IGCP 495 complements several established international programmes, such as the new INQUA Commission on Coastal and Marine Processes, the IGU Commission on Coastal Systems. Other INQUA Commissions with relevance to this project include the Commissions on Palaeoclimate, Stratigraphy and Terrestrial Processes. The project complements, but does not duplicate, research undertaken by INQUA Commission on Coastal and Marine Processes, although opportunities for synergy between the projects will be explored where appropriate (this might, for example, include co-hosting of an annual field meeting). Professor Colin Murray-Wallace, the former leader of IGCP 437, is the new President of the INQUA Commission on Coastal and Marine Processes and is committed to establishing a strong working relationship between INQUA and IGCP projects.

Several other international projects emphasise integrating data from ice cores, ocean cores and terrestrial records (e.g. INTIMATE, Walker et al., 2001) and studying the environmental processes of the ice age recorded on land, in the oceans and by glaciers (e.g. EPILOG, Mix et al., 2001). Another international programme, Land Ocean Interaction in the Coastal Zone (LOICZ), forms part of the International Geosphere and Biosphere Programme (IGCP).

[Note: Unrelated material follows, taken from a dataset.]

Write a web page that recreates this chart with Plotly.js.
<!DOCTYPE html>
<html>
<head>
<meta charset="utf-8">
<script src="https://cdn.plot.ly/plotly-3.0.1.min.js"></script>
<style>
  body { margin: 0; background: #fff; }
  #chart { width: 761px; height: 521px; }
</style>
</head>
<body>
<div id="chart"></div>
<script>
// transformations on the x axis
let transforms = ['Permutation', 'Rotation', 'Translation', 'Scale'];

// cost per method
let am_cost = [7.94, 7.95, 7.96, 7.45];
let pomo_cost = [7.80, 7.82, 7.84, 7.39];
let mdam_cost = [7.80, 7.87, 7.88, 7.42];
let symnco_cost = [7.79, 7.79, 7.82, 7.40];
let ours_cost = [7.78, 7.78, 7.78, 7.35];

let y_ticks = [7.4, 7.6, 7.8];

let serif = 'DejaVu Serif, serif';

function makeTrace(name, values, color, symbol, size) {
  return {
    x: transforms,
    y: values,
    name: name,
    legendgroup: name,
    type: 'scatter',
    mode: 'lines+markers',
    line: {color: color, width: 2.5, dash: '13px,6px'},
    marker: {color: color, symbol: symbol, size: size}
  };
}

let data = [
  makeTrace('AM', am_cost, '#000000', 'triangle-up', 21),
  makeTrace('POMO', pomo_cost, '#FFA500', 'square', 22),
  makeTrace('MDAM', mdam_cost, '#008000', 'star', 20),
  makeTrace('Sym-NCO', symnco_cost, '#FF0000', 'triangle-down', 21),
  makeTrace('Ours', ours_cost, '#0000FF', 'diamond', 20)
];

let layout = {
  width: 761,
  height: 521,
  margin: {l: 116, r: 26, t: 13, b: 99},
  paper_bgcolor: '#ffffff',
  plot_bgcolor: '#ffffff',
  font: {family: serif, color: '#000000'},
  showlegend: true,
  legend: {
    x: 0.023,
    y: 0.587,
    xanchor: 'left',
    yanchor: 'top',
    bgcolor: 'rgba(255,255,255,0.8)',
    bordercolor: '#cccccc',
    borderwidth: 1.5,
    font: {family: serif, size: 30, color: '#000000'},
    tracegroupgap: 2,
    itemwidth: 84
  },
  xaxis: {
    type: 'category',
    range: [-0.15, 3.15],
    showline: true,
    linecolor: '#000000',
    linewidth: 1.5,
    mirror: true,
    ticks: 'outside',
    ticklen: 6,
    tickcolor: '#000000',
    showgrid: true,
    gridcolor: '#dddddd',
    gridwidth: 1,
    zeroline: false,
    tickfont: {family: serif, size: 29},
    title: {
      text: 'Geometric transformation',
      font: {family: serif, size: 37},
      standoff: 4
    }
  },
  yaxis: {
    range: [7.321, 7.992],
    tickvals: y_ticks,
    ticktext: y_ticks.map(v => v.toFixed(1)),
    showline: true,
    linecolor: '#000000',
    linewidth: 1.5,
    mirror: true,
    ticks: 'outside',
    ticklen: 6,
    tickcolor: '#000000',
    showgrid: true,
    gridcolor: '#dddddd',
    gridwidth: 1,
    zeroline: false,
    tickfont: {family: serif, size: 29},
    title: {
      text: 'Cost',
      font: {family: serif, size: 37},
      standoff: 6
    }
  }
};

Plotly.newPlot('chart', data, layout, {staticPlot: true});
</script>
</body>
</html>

However, none of these address the role of the world’s coasts as archives of local, regional and global environmental change across the full duration of the Quaternary, or as repositories of data from which to understand the driving mechanisms responsible for RSL change, coastal evolution, and land-ocean interactions. INTIMATE and EPILOG pay little explicit attention to the coast, whilst the LOICZ programme is concerned with land-ocean interaction during only the last 2000 years or so. Consequently, coastal stratigraphic sequences are under-utilised, despite forming an archive of critical importance in exploring land-ocean correlations during the late Quaternary.